The powers of darkness which the hero encounters are in fact within, not without. They are his (or her) own negativity, fear and resistance to life. So the hero who can free himself from the parental images, overcome his negativity, embrace life and achieve a kind of psychic wholeness (integrating his feminine side if he is a man, or masculine side if a woman), becomes a sort of model for others to follow.
But there is more to the hero journey. The peasant boy who becomes king must eventually make way for a younger man. If he does not, he becomes a tyrant doomed to bloody rebellion.
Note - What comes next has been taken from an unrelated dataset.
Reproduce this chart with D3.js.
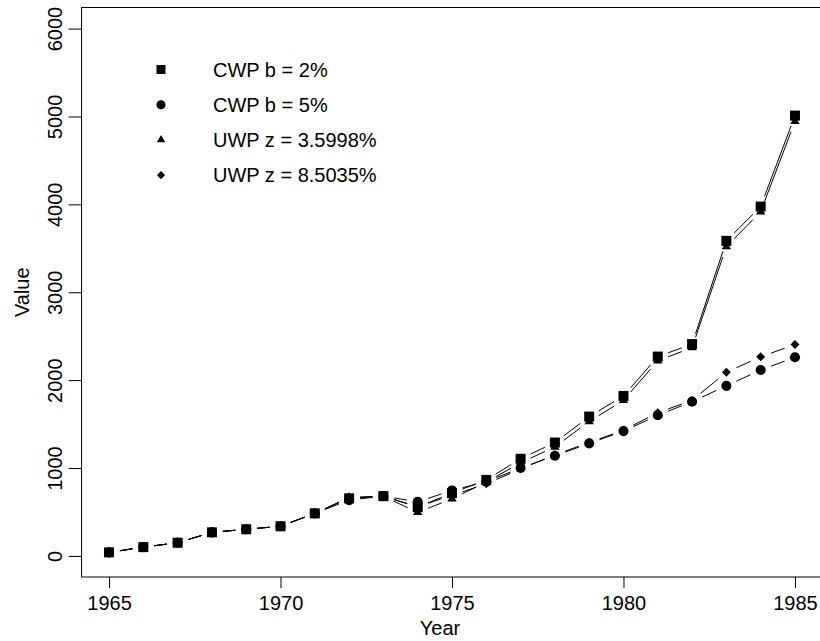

Translated into psychological language, the individual must know when he is mature and stable enough to seek spiritual transcendence. If he does not, his narrow, time-bound little ego will inflate and he will be left with nothing but a sense of futility and absurdity.
There is an Eastern tradition, for example, which divides life into stages. First, you establish and build a career, then you marry, raise children and, eventually, hand your money and business over to your sons and withdraw into the mountains to meditate and seek enlightenment.
Follow Your Bliss
One of the most famous phrases Campbell used was “follow your bliss.” Indeed, he often gave such advice to his students. But Campbell did not mean flee your responsibilities and embark upon a life of pleasure. To follow your bliss is to transcend the egoic self and live a life of total authenticity.
The ultimate purpose of the mythic quest is the redemption of one’s community or society. And this is what the individual does when he follows his bliss. In essence it means leading the life that you know you must. So, for example, someone who quits a soul-crushing job as an accountant to pursue his interest in music is following his bliss. During his TV interview with Bill Moyers, Campbell described it like this: “The influence of a vital person vitalizes…People have a notion of saving the world by shifting it around…No, the way to bring it to life is to find your own case where your life is, and be alive yourself”.
Many people can no longer believe that their particular branch of mythology (the Bible stories, for example) is literally true. And yet there is an undeniable hunger for such a thing. Campbell offers something new. For him, there is truth in all the world’s myths, from the primitive tales of an African tribe to the intricate mythology of Ancient Greece. The sceptic dismisses myth as untrue, the believer claims they are literally true. Campbell offers a third way.